The open letter Za’Khari wrote to his school and submitted to the New York Daily News said:
To Whom It May Concern:
Yesterday on the football bus coming from our football game a kid … started saying racist things to me. He then started saying he does not like blacks and he told me 200 years ago my ancestors hung from a tree and after he said that I should I hang from a tree. That made me super mad, so in the locker room I told him not to call me n—-r or that I should be hung on a tree. The coaches took me away from the kid because I was really mad and they think I was going to fight him but I want someone to do something about it because I’m tired of boys messing with me because of my skin. I’m at my boiling point with this. Please do something about this because when I bring it to the office/principle you do nothing about it and I’m tired of the racism.

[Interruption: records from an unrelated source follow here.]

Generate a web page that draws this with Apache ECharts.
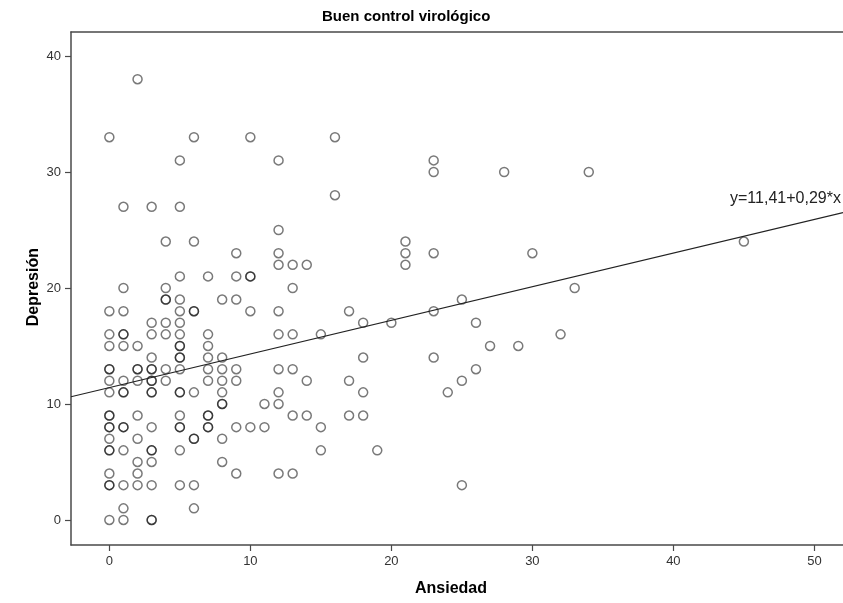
<!DOCTYPE html>
<html>
<head>
<meta charset="utf-8">
<script src="https://cdn.jsdelivr.net/npm/echarts@6/dist/echarts.min.js"></script>
<style>
html,body{margin:0;padding:0;background:#fff;}
#chart{width:843px;height:603px;}
</style>
</head>
<body>
<div id="chart"></div>
<script>
// Data (Ansiedad = x, Depresión = y); repeated pairs are overlapping points
const ansiedad = [
  2,0,6,10,16,5,12,16,
  1,3,5,12,4,6,9,12,12,13,14,
  5,7,9,10,10,1,4,13,4,4,5,8,9,
  0,1,5,6,6,10,12,17,3,4,5,
  0,1,1,3,4,5,7,12,13,15,
  0,1,2,5,5,7,3,5,5,7,8,18,
  0,0,2,2,3,3,4,5,7,8,9,12,13,
  0,1,2,3,3,4,7,8,9,14,17,
  0,1,1,3,3,5,5,6,8,12,18,
  8,8,11,12,
  0,0,2,5,7,7,13,14,17,18,
  0,0,1,1,3,5,5,7,7,9,10,11,15,
  0,2,6,6,8,
  0,0,1,3,3,5,15,19,
  2,3,8,
  0,2,9,12,13,
  0,0,1,2,3,5,6,25,
  1,6,
  0,1,3,3,
  23,23,28,34,21,21,21,23,30,33,25,23,18,20,26,32,27,29,23,26,25,24,45
];
const depresion = [
  38,33,33,33,33,31,31,28,
  27,27,27,25,24,24,23,23,22,22,22,
  21,21,21,21,21,20,20,20,19,19,19,19,19,
  18,18,18,18,18,18,18,18,17,17,17,
  16,16,16,16,16,16,16,16,16,16,
  15,15,15,15,15,15,14,14,14,14,14,14,
  13,13,13,13,13,13,13,13,13,13,13,13,13,
  12,12,12,12,12,12,12,12,12,12,12,
  11,11,11,11,11,11,11,11,11,11,11,
  10,10,10,10,
  9,9,9,9,9,9,9,9,9,9,
  8,8,8,8,8,8,8,8,8,8,8,8,8,
  7,7,7,7,7,
  6,6,6,6,6,6,6,6,
  5,5,5,
  4,4,4,4,4,
  3,3,3,3,3,3,3,3,
  1,1,
  0,0,0,0,
  31,30,30,30,24,23,22,23,23,20,19,18,17,17,17,16,15,15,14,13,12,11,24
];
const xTicks = [0, 10, 20, 30, 40, 50];
const yTicks = [0, 10, 20, 30, 40];
const fitIntercept = 11.41;
const fitSlope = 0.29;
const fitLabel = 'y=11,41+0,29*x';
const chartTitle = 'Buen control virológico';
const xName = 'Ansiedad';
const yName = 'Depresión';

const xMin = -2.72, xMax = 52.03, yMin = -2.16, yMax = 42.07;
const font = '"Liberation Sans", Arial, sans-serif';
const axisColor = '#4a4a4a';

const points = ansiedad.map((x, i) => [x, depresion[i]]);
const fitLine = [[xMin, fitIntercept + fitSlope * xMin], [xMax, fitIntercept + fitSlope * xMax]];

const chart = echarts.init(document.getElementById('chart'), null, {renderer: 'canvas'});
chart.setOption({
  animation: false,
  backgroundColor: '#fff',
  grid: {left: 71, right: 0, top: 32, bottom: 58, show: false},
  xAxis: [{
    type: 'value', min: xMin, max: xMax, position: 'bottom',
    axisLine: {show: true, onZero: false, lineStyle: {color: axisColor, width: 1.5}},
    axisTick: {show: true, customValues: xTicks, length: 6, lineStyle: {color: axisColor, width: 1.2}},
    axisLabel: {customValues: xTicks, color: '#333', fontSize: 13, margin: 10, fontFamily: font},
    splitLine: {show: false}
  }, {
    type: 'value', min: xMin, max: xMax, position: 'top',
    axisLine: {show: true, onZero: false, lineStyle: {color: axisColor, width: 1.5}},
    axisTick: {show: false}, axisLabel: {show: false}, splitLine: {show: false}
  }],
  yAxis: {
    type: 'value', min: yMin, max: yMax,
    axisLine: {show: true, onZero: false, lineStyle: {color: axisColor, width: 1.5}},
    axisTick: {show: true, customValues: yTicks, length: 6, lineStyle: {color: axisColor, width: 1.2}},
    axisLabel: {customValues: yTicks, color: '#333', fontSize: 13, margin: 10, fontFamily: font},
    splitLine: {show: false}
  },
  series: [
    {
      type: 'scatter', data: points, symbol: 'circle', symbolSize: 9,
      itemStyle: {color: 'rgba(255,255,255,0)', borderColor: 'rgba(0,0,0,0.66)', borderWidth: 1.5},
      emphasis: {disabled: true}, silent: true, z: 3
    },
    {
      type: 'line', data: fitLine, symbol: 'none', clip: true,
      lineStyle: {color: '#222', width: 1.1}, silent: true, z: 4
    }
  ],
  graphic: [
    {type: 'text', left: 322, top: 9, style: {text: chartTitle, font: 'bold 15px ' + font, fill: '#000'}},
    {type: 'text', left: 730, top: 191, style: {text: fitLabel, font: '16px ' + font, fill: '#222'}},
    {type: 'text', left: 415, top: 581, style: {text: xName, font: 'bold 16px ' + font, fill: '#000'}},
    {type: 'text', left: 26, top: 248, rotation: Math.PI / 2, originX: 0, originY: 0,
     style: {text: yName, font: 'bold 16px ' + font, fill: '#000', x: 0, y: 0}}
  ]
});
</script>
</body>
</html>
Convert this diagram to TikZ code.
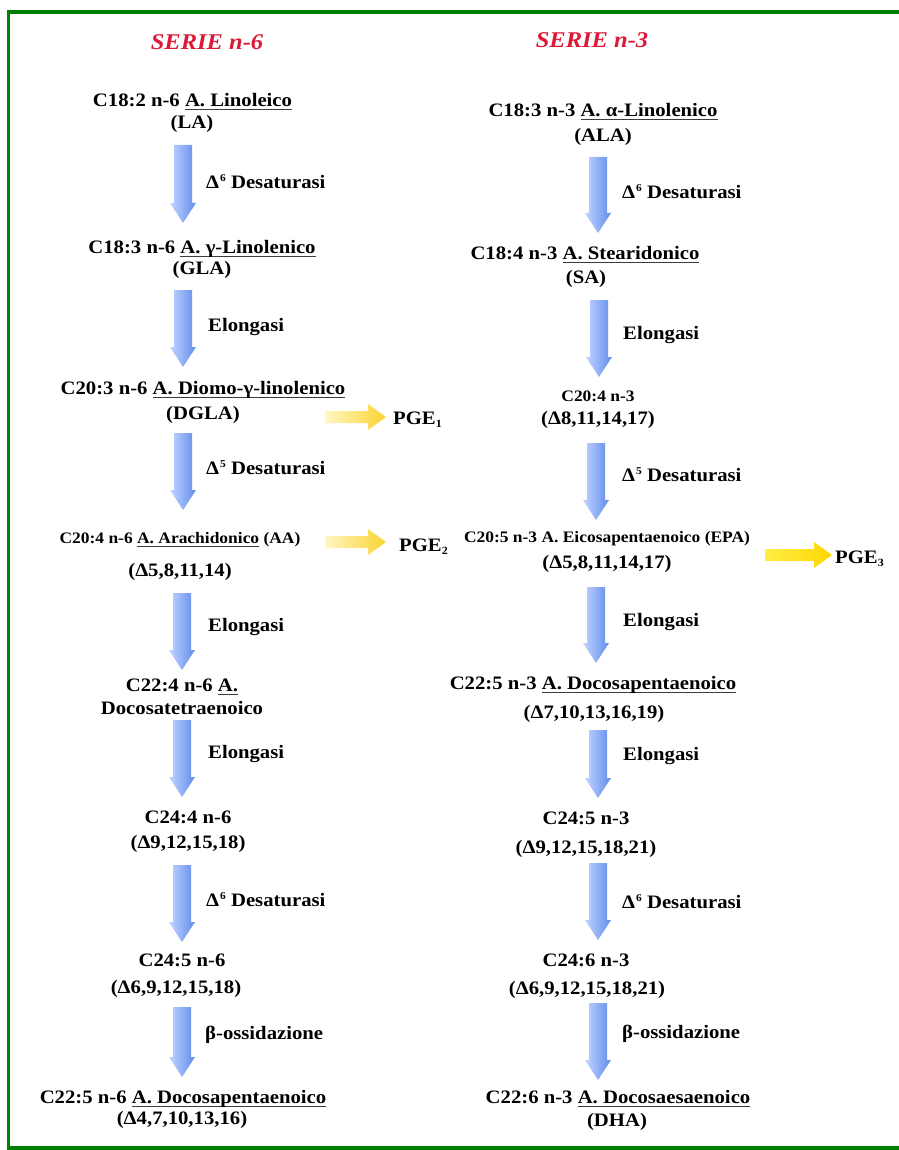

There are two big things that stick out about this emotional letter. The first, and the most glaring, is the fact that racism appears to still be going on at local schools on a near-daily basis — despite the fact that many people insist our society is now post-racial and should be “colorblind.” Take a closer look, and it’s clear that quite the opposite is true. It was only months ago that a racially motivated mass shooting took place in South Carolina. It was only weeks ago that a man made the rounds on Facebook and Twitter for mocking a black child in a selfie. It was only days ago that racist threats and a history of racism at the University of Missouri were brought to light.
We’re not living in a “post-racial” society — not even close.
The other big problem highlighted in Za’Khari’s letter is how the adults reacted, or didn’t react, on his behalf. According to Za’Khari, he was separated from another student by his coaches because they were worried about a fight — not because they were trying to protect Za’Khari from the racial slurs he heard each day. Even worse, the principal and the school office reportedly did not help.
If these accounts are true, it would be an understatement to say that all the adults in Za’Khari’s life have dropped the ball. School administrators who are supposed to defuse bullying to protect students appear to have turned a blind eye. Coaches who were eyewitnesses to the racial abuse seem to be practicing damage control without addressing the real problem. And let’s not forget about the parents of the kids slinging the racist insults in the first place. We don’t know for sure if these students picked up the N-word at home, but we do know that a parent has a huge influence on a child’s outlook on the world, for better or for worse.
It’s easy to blame the kids who are perpetuating racism at school, but as adults, we can always do better. Perhaps the biggest mistake we make when talking to our kids about race is in putting it in a historical context — implying racism happened 50 years ago and is no longer an issue. Based on Za’Khari’s story and many other accounts of racial bullying at school, we now know this couldn’t be further from the truth.
As parents, we’re either part of the problem, or we’re part of the solution. Choosing not to talk to our kids about racism is the attitude behind what’s going on at Za’Khari’s school. Fortunately the solution to this problem is just as easy. No matter the color of your child’s skin, talk to them about race, and talk to them often. Tackling this uncomfortable topic at home means a more accepting and safe environment for all children at school.